**What to do**
Omit pictures and quote the listing below line by line, from its start through the line that holds "plt.rcParams['font.family'] = ['Liberation".

**Given material**
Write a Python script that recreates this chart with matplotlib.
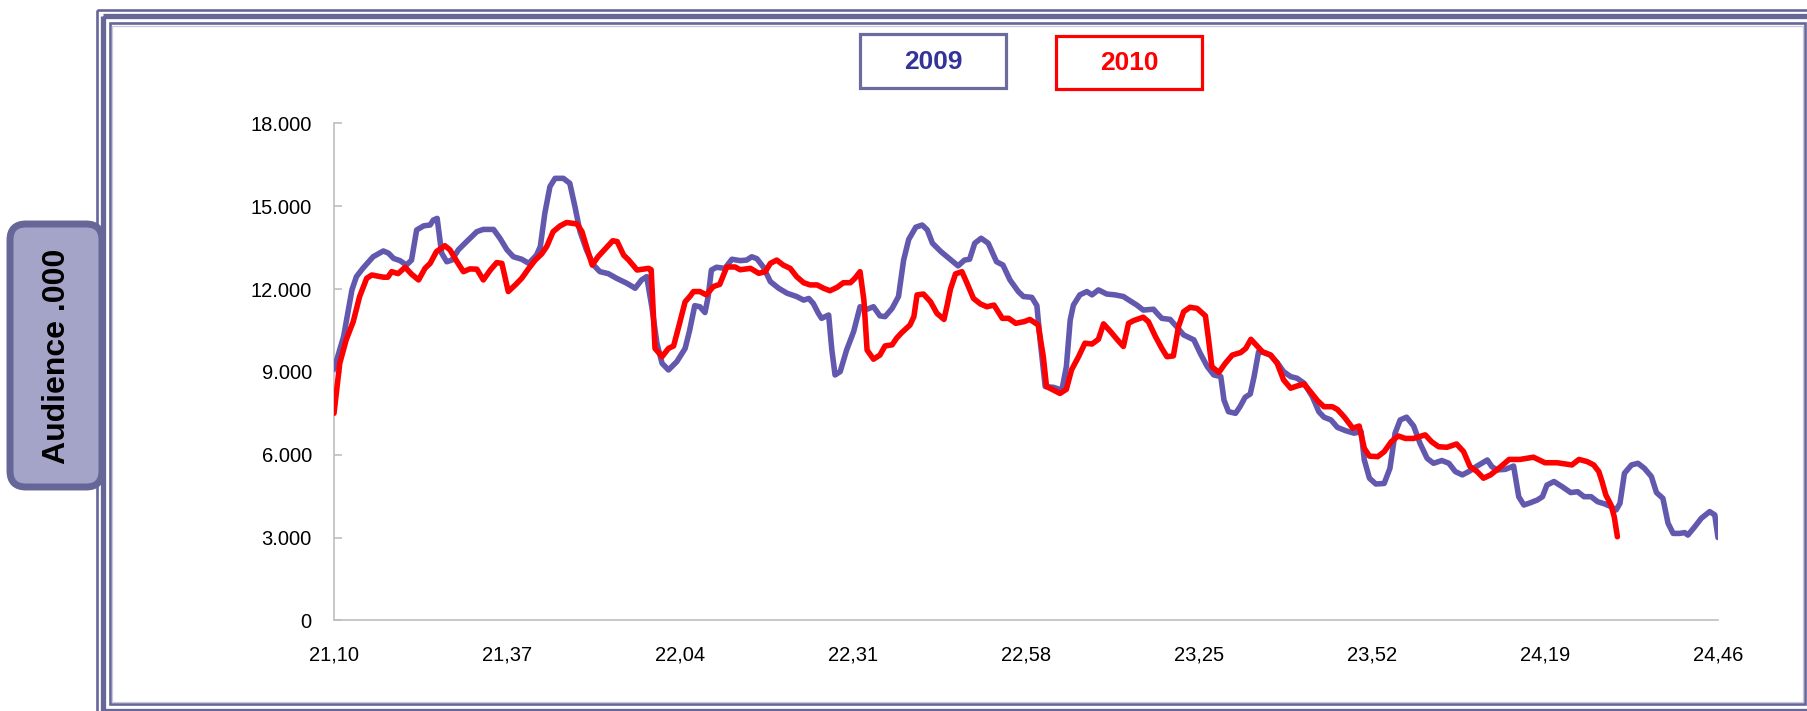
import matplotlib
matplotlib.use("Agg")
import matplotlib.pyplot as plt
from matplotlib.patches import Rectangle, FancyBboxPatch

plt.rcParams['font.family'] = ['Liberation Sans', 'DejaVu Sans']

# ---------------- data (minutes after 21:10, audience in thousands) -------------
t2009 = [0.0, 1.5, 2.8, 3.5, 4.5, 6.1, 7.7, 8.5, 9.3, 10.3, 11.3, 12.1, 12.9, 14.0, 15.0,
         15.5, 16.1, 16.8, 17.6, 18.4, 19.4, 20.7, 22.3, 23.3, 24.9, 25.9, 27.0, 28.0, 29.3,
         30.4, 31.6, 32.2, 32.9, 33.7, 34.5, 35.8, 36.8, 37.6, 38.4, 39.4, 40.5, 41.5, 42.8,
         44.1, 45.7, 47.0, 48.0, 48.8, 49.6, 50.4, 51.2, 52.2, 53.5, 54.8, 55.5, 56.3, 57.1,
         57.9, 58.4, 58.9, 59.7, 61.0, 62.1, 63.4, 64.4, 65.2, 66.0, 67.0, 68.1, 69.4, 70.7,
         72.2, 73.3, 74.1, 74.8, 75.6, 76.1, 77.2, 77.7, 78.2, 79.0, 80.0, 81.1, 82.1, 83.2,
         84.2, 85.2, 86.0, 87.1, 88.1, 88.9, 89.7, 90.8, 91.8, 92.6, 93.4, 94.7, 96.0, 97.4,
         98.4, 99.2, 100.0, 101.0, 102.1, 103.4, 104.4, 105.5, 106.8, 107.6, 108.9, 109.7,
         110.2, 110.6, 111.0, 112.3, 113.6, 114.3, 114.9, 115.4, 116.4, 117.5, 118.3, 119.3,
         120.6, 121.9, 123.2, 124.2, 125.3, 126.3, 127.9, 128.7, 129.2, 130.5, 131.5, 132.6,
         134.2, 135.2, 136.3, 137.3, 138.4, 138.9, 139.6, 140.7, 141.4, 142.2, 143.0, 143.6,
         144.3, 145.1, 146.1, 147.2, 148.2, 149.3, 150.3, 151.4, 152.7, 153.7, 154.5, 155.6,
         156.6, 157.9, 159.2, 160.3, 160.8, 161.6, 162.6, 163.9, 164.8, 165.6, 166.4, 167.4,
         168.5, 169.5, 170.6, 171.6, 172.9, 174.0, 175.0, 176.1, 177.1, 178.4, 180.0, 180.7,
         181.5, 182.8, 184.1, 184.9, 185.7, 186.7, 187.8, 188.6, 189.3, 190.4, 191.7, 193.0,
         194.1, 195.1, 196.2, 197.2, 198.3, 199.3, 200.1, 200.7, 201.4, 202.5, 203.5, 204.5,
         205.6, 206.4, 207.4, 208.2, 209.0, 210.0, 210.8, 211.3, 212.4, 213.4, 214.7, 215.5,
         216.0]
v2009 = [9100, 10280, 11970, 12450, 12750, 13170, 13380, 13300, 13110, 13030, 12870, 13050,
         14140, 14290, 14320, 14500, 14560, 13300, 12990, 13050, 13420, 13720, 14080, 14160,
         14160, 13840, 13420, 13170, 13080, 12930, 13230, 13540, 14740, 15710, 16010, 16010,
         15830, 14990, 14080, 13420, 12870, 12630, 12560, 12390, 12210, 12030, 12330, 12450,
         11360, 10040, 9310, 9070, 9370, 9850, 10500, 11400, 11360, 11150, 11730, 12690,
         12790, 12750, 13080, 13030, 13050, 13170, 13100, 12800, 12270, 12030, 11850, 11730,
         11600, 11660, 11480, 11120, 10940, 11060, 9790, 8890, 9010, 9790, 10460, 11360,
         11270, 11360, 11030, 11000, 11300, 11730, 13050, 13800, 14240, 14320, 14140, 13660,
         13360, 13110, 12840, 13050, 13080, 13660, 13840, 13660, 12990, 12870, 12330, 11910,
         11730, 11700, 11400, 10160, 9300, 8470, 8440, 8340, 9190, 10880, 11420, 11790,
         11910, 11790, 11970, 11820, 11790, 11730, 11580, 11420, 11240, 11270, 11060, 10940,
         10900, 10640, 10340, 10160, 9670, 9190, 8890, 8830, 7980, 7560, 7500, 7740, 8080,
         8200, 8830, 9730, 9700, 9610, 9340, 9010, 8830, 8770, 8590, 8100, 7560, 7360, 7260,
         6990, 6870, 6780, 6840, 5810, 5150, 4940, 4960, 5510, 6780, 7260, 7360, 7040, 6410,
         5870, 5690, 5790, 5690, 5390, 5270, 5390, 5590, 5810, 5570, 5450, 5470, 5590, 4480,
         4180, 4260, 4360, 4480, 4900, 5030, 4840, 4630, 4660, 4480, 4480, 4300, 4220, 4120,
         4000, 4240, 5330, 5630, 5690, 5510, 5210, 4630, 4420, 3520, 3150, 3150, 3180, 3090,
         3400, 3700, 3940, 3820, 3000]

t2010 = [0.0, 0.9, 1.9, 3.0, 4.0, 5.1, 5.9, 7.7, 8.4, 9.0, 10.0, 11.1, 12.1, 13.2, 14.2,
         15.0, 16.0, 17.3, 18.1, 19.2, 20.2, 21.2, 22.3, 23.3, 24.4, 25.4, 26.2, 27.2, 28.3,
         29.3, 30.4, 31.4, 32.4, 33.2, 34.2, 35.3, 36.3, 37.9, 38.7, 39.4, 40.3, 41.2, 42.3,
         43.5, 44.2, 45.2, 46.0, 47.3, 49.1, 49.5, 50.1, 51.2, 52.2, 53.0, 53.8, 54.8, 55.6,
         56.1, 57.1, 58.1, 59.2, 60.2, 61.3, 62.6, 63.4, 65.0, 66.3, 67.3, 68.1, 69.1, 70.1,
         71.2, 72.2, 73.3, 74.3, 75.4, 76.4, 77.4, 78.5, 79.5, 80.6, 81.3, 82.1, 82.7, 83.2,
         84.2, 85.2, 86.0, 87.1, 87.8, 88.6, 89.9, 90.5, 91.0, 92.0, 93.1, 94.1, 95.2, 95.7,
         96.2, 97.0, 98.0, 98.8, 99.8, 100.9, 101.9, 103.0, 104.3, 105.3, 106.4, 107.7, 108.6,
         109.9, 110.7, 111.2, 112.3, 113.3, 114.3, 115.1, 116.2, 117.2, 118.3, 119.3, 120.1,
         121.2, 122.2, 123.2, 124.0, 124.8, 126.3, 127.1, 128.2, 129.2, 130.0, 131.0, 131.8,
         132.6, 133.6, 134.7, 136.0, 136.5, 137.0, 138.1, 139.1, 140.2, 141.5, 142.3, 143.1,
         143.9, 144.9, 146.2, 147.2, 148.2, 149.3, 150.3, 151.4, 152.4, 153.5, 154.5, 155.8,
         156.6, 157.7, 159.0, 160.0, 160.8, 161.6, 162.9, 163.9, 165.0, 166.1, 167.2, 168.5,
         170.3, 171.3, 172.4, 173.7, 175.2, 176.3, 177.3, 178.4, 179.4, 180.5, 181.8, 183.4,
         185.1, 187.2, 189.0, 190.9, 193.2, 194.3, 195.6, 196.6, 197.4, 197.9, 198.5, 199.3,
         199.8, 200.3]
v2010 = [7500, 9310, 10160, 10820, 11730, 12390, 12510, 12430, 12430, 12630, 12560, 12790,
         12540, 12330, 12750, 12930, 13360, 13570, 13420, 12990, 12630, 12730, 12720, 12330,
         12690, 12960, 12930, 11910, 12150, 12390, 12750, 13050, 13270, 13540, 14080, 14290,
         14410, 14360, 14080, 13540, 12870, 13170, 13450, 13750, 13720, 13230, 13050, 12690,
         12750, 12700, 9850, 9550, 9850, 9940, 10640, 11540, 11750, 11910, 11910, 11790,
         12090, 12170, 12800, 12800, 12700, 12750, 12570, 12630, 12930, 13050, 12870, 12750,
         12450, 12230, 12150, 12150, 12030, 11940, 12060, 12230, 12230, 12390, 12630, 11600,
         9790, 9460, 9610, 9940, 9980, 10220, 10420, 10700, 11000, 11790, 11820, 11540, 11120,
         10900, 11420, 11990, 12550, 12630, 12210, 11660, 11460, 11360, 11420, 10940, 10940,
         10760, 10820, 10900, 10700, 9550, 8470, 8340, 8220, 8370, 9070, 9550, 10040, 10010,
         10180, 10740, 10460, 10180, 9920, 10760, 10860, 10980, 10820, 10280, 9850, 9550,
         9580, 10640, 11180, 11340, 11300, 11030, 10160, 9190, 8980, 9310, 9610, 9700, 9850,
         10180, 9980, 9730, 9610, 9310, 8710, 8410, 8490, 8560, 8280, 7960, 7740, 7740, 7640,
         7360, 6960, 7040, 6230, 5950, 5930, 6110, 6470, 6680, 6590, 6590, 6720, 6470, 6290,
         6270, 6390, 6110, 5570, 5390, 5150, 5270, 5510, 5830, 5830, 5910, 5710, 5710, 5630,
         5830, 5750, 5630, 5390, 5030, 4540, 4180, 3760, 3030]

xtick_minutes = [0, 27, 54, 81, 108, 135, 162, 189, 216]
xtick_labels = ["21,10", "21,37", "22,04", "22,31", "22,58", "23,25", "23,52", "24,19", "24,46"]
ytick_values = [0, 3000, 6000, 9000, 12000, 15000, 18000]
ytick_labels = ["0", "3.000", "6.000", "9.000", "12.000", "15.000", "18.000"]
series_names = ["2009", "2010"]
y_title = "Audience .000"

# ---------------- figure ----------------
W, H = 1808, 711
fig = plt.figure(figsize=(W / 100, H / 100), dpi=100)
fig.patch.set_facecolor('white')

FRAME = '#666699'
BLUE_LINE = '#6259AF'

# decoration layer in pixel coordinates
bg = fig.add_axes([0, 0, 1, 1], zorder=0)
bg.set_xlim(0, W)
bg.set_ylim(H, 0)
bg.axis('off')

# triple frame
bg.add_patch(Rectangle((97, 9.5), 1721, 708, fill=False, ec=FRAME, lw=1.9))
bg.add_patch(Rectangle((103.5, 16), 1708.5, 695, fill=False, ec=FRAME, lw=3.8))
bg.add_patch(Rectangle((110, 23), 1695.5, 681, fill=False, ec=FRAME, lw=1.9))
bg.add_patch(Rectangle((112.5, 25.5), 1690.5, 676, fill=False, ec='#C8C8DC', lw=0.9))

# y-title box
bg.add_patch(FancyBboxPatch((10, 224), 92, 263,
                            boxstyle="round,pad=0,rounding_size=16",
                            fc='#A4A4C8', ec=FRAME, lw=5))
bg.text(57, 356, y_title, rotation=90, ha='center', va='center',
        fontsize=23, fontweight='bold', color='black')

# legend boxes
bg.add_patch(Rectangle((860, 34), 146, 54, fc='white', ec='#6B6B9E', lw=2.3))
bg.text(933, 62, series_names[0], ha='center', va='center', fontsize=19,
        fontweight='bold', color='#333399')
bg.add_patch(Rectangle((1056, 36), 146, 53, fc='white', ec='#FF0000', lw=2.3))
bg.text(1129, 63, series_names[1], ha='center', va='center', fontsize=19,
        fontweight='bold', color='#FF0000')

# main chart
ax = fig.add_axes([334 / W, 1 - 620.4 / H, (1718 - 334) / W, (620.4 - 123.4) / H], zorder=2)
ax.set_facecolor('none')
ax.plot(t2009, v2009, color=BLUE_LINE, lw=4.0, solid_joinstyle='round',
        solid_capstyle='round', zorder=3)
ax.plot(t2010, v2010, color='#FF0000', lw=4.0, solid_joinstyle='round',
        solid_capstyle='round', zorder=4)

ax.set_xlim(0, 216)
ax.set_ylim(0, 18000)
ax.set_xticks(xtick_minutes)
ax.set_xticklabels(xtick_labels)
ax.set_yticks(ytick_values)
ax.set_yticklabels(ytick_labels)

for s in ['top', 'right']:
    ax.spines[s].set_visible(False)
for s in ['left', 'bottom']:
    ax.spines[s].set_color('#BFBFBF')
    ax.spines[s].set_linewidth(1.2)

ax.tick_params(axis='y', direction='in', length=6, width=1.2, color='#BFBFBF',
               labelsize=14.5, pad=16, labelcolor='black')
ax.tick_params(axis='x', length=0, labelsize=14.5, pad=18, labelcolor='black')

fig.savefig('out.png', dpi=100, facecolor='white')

**Correct result**
Write a Python script that recreates this chart with matplotlib.
import matplotlib
matplotlib.use("Agg")
import matplotlib.pyplot as plt
from matplotlib.patches import Rectangle, FancyBboxPatch

plt.rcParams['font.family'] = ['Liberation Sans', 'DejaVu Sans']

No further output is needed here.